(Rows from a dataset of charts and code)
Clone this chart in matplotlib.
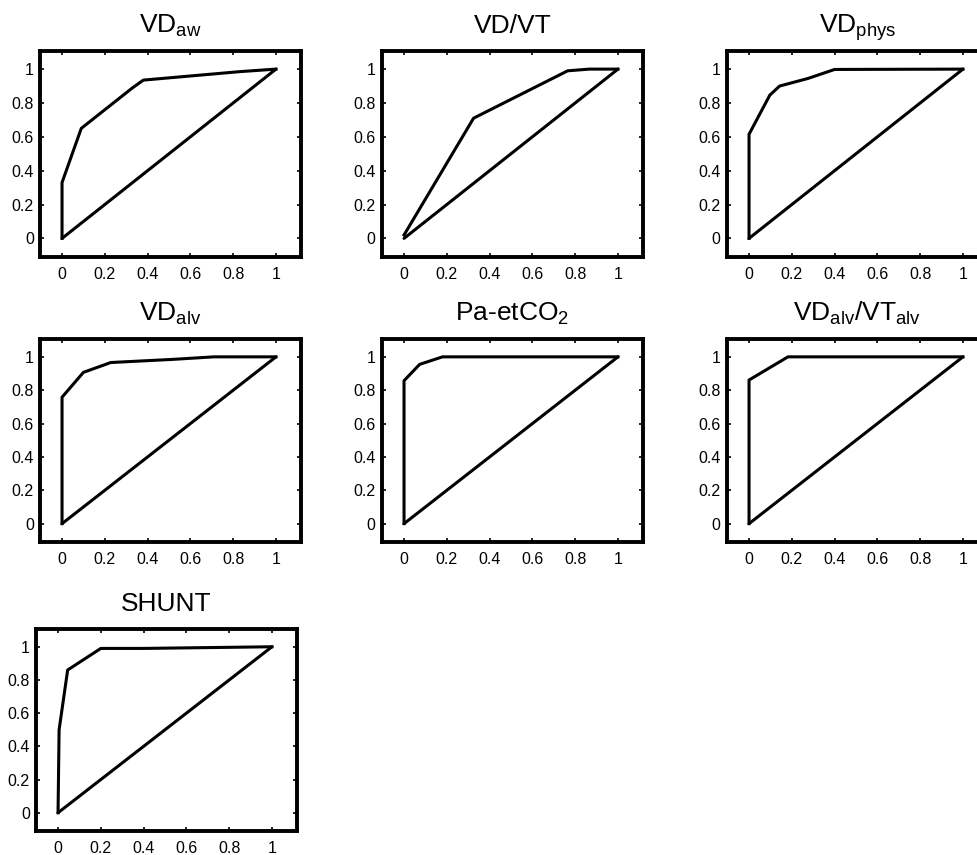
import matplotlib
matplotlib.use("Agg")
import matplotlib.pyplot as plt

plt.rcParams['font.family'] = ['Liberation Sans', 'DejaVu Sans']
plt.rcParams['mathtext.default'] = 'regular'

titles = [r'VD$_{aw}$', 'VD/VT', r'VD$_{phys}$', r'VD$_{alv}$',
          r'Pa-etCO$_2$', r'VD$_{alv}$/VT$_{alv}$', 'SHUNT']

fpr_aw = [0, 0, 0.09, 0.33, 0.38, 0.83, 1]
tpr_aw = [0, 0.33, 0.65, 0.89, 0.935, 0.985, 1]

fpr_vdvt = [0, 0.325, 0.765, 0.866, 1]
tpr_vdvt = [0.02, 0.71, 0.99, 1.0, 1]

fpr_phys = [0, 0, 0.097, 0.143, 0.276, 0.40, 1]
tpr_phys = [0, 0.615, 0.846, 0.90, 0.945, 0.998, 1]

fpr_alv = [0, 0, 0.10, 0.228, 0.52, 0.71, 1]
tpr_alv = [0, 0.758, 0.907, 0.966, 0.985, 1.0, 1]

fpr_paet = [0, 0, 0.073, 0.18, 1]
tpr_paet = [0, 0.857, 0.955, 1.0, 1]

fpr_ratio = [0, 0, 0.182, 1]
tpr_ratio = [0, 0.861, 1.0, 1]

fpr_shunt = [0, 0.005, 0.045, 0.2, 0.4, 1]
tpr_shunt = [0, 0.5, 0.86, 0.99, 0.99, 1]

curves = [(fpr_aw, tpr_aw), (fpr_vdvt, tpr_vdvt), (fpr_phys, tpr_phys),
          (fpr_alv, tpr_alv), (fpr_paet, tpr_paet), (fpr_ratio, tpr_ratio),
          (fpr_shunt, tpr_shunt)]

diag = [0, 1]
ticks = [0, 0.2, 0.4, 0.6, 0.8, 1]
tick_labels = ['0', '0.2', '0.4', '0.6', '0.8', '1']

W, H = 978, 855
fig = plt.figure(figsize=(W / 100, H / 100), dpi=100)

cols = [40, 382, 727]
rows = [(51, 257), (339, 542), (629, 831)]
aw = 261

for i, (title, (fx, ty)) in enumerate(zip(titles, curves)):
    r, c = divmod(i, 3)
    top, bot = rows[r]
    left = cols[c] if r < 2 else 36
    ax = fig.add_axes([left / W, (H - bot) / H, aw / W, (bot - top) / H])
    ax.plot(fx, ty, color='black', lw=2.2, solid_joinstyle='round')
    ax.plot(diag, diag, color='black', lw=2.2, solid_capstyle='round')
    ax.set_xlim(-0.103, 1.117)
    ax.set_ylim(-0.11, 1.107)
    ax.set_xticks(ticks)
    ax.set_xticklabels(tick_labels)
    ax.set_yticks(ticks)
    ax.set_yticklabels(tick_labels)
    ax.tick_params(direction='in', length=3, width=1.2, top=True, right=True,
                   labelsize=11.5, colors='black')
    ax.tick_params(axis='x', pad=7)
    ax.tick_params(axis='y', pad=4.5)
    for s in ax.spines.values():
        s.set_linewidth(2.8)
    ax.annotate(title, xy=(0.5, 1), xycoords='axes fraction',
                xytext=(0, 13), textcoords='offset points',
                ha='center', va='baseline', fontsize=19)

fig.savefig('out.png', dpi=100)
...
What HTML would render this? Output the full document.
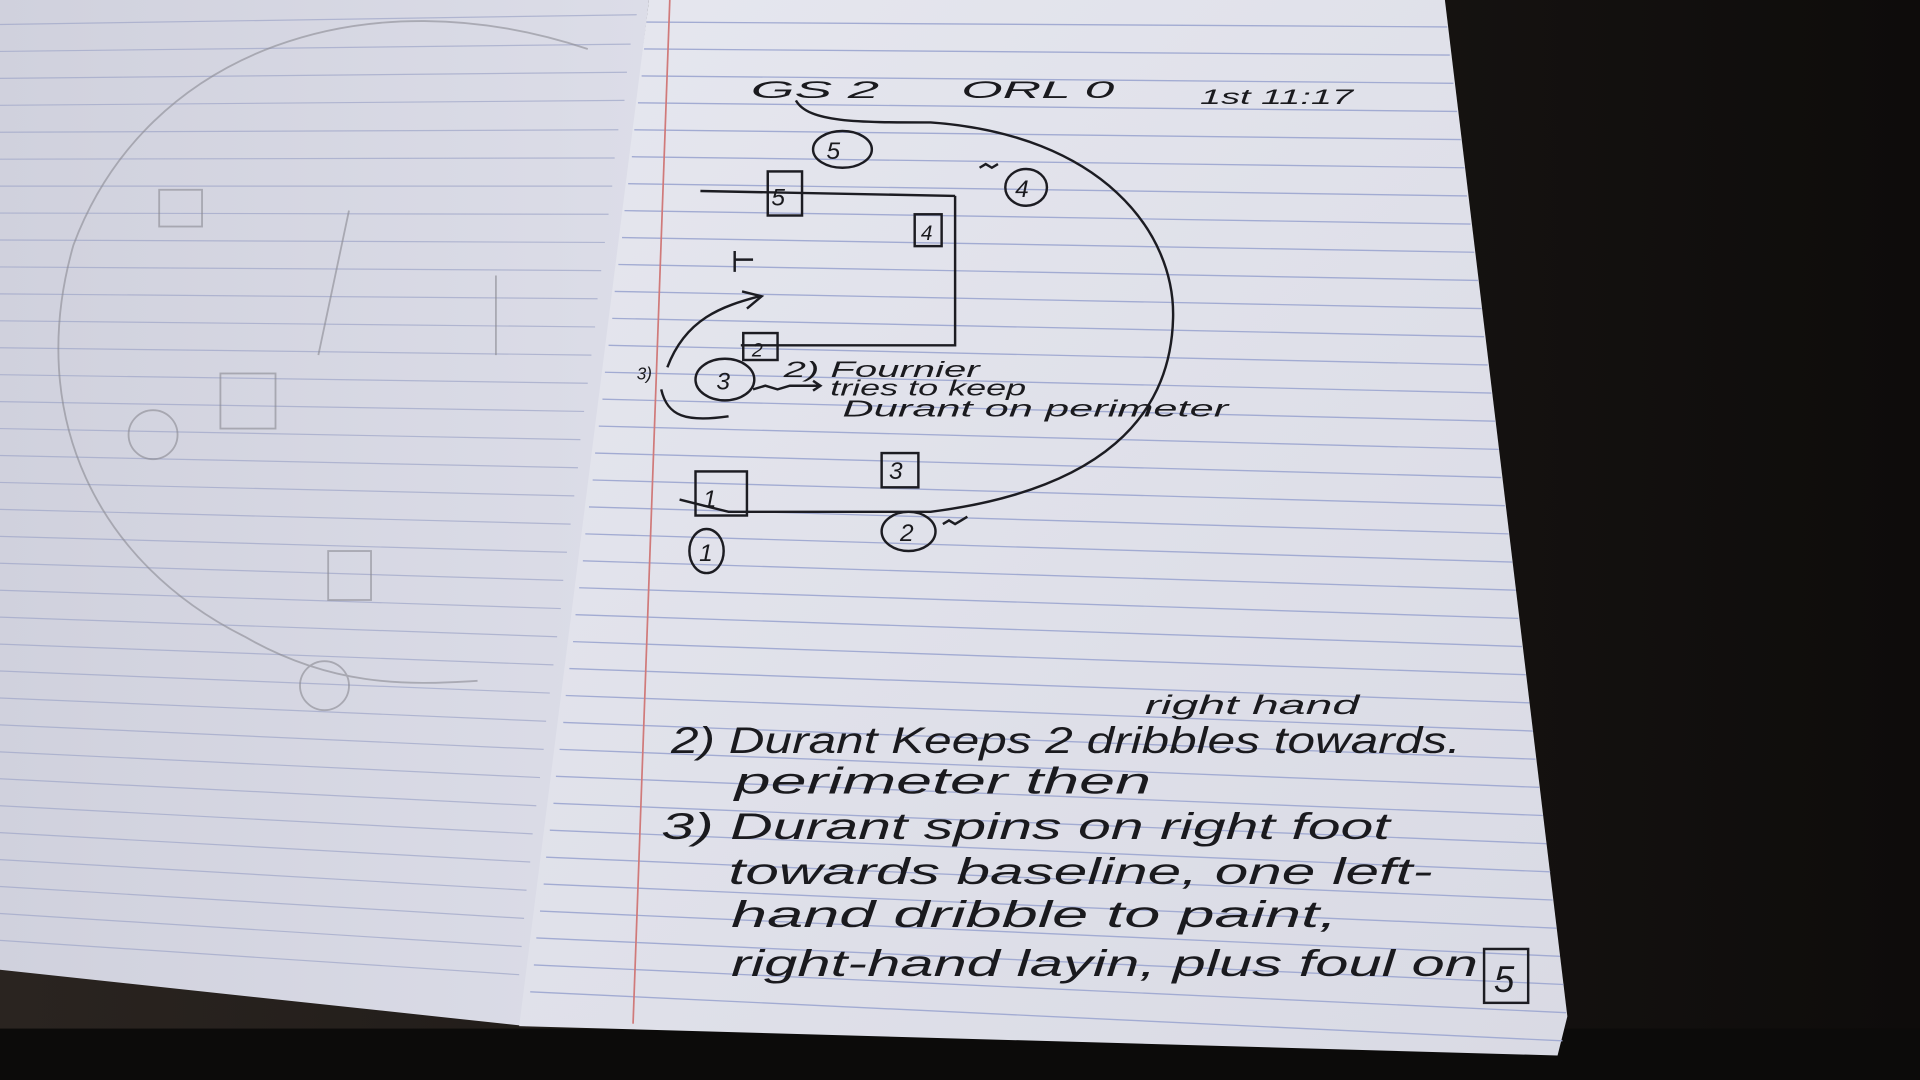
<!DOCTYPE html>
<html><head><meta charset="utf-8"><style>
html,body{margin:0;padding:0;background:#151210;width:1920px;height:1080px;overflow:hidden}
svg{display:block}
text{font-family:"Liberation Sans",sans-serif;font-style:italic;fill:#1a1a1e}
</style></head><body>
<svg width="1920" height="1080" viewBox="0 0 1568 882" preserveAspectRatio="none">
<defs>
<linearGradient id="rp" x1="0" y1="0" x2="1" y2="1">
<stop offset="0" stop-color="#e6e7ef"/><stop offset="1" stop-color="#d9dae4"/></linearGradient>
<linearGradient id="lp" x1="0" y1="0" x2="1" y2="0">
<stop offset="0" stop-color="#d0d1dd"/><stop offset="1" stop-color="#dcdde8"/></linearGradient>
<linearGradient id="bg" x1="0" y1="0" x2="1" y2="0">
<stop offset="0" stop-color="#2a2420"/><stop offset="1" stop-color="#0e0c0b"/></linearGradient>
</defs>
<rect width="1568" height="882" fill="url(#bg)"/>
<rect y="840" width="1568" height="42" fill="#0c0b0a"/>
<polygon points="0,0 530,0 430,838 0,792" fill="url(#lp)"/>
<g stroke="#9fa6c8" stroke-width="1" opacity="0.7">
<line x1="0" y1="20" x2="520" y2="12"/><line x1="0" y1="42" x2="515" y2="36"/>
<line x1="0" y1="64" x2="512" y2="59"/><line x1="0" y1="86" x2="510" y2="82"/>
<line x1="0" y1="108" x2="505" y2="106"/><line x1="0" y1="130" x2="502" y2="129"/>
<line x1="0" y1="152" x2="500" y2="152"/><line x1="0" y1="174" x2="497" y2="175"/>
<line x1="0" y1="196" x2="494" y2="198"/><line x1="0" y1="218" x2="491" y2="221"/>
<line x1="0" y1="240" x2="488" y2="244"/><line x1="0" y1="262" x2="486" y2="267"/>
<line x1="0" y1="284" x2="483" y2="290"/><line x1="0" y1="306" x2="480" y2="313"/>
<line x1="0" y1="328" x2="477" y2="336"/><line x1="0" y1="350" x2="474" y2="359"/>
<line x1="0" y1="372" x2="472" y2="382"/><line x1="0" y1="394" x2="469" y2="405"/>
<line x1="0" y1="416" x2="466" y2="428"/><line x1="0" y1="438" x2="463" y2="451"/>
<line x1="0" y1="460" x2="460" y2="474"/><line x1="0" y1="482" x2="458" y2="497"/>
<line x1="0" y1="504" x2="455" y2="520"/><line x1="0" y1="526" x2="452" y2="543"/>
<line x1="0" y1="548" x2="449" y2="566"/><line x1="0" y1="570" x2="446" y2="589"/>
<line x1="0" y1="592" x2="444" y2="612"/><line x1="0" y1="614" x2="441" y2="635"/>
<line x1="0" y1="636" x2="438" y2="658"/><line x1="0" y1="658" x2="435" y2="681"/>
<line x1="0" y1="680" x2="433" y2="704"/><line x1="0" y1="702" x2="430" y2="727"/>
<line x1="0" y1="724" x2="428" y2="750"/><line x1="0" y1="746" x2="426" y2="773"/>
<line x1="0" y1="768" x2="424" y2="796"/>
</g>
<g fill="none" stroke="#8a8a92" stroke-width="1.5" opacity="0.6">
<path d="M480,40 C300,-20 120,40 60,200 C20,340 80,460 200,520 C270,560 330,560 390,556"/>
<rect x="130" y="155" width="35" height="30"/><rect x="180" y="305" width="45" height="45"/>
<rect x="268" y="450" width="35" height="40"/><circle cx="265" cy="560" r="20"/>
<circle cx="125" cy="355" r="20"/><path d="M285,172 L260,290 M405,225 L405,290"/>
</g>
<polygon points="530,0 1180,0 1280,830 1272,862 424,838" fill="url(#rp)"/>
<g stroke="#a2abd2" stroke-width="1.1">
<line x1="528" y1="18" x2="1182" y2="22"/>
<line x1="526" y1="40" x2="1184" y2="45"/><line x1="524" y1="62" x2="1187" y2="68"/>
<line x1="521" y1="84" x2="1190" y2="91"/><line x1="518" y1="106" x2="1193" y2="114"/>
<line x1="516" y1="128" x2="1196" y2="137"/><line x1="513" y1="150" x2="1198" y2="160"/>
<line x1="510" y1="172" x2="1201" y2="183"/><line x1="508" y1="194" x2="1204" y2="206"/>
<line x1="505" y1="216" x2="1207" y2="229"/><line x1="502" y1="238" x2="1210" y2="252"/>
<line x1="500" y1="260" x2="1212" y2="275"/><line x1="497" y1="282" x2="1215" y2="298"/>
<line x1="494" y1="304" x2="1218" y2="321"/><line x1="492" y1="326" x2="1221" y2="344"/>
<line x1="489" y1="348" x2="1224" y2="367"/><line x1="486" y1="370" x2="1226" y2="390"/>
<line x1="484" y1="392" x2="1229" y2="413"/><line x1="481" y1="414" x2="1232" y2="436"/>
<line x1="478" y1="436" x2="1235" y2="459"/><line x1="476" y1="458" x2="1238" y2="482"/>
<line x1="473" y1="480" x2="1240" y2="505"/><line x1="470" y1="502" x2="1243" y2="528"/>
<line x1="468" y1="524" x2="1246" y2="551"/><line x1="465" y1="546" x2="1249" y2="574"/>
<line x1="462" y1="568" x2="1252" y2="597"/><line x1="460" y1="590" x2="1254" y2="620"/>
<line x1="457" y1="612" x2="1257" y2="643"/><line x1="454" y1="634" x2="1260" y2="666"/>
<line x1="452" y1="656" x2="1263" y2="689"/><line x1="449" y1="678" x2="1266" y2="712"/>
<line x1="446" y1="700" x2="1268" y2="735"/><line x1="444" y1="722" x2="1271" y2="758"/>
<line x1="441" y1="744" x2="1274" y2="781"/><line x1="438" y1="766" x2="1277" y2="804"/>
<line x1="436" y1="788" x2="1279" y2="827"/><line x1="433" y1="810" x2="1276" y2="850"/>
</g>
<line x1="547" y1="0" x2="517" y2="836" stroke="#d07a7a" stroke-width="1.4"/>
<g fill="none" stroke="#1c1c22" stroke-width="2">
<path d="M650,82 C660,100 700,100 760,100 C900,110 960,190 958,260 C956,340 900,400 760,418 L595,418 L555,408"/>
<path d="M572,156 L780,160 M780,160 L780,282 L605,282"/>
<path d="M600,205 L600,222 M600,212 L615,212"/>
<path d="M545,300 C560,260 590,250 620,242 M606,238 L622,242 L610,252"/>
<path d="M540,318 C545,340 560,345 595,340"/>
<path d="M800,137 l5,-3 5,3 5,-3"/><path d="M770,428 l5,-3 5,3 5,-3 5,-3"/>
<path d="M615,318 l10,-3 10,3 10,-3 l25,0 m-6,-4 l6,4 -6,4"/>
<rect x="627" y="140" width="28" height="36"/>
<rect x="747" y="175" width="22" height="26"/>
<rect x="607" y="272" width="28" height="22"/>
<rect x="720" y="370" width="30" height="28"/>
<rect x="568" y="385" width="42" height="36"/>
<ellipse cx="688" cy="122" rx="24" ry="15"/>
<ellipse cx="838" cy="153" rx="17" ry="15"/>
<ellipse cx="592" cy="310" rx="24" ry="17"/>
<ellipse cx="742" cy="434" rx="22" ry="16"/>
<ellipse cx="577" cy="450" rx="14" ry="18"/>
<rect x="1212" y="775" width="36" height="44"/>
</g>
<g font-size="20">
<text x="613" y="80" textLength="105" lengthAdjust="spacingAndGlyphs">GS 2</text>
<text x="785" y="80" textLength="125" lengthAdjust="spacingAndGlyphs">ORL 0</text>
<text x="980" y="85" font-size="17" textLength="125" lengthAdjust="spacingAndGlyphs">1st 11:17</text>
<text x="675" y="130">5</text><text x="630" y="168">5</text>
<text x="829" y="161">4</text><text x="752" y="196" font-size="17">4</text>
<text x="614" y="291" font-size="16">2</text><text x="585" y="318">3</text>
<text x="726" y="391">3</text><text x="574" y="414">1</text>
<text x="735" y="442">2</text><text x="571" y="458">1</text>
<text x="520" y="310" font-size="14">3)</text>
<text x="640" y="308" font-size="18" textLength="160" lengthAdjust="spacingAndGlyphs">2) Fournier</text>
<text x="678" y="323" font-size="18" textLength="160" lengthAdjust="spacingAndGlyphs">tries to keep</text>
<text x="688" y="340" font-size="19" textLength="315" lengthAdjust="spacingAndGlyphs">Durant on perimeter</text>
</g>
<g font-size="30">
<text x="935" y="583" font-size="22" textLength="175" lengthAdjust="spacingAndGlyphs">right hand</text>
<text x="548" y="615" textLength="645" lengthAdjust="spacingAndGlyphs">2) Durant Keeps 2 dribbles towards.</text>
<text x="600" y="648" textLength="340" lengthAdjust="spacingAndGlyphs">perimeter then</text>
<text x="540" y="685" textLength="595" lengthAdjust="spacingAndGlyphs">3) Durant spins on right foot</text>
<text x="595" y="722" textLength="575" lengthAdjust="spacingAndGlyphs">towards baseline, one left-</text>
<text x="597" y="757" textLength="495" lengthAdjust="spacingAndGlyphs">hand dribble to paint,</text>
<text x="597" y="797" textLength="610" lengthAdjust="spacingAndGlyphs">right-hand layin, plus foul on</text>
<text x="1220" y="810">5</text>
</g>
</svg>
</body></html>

- _Your instructions_: Pictures should be left out. Retype only the run of lines from the line containing "Clone this chart in matplotlib." to the line containing "plt.rcParams['mathtext.default'] = 'regular'", inclusive.

- _Result of this exercise_:
Clone this chart in matplotlib.
import matplotlib
matplotlib.use("Agg")
import matplotlib.pyplot as plt

plt.rcParams['font.family'] = ['Liberation Sans', 'DejaVu Sans']
plt.rcParams['mathtext.default'] = 'regular'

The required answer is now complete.